Tea vs. Kool-Aid

Tea vs. Kool-Aid

When I was a kid, I used to make the most sickeningly sweet Kool-Aid. I would put as much of the sugary substance as I could into our biggest green glass and still have it dissolve. The result was cloyingly sweet. In the end, I was the only one that could drink it because your face had to pucker up with every sip. And that was the way I liked it.

Sometimes drinking the Educational Kool-Aid is a little bit like this. Sometimes, we make our own ideas so abhorrent to anyone besides ourselves that no one else is interested in even taking a sip. Creating change and framing and for others should not be like this. It should not be making Kool-Aid that no one else can drink but us.

Our change is not only for us; it is for others.

No one else drives this home to me more then Alyssa Whitehead-Bust. In a conversation with her, she laid out the case for change. It was not ambiguous or self-referential. She was looking forward and pushing for context to fill in the gaps. She was not trying to make Kool-Aid for me. Rather, she had a much better idea in mind.

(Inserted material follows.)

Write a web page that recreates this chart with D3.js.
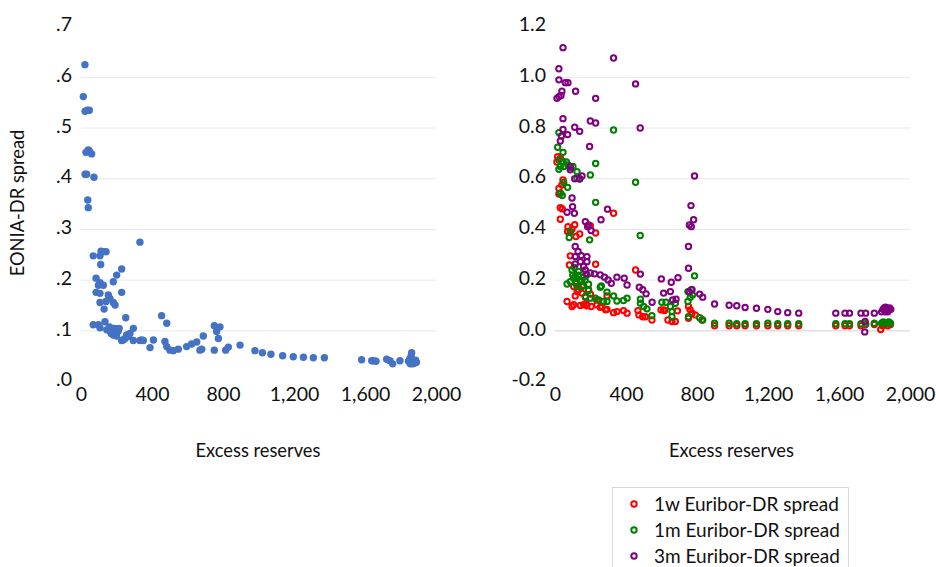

In both a figurative and a literal way, Alyssa makes us tea instead. She takes just the right blend of tea leaves and steeps them, giving them time to develop a depth of flavor that we all wanted to have more of. You see, Kool-Aid has only a single note. It is sweet. You can add more sweetness to it, but it will never be more complex than sweet. Tea on the other hand, can be lots of things from bitter to refreshing. You are still adding something to the same environment, but you are getting very different results.

I would say that the water is like our educational system. We keep on trying to add more Kool-Aid flavoring and trying to get a different flavor, but it’s still the same result and we are the only ones that ever want to drink it. What we need, is to change what we put into our system. We need people like Alyssa who question what we are putting in the water. They are the ones who tell us that sweet is not the only flavor possible. They are the ones that tell us that no amount of kool-aid is going to help us reach our goal of personalizing learning for all students according to their needs.

We need to make tea instead of Kool-Aid.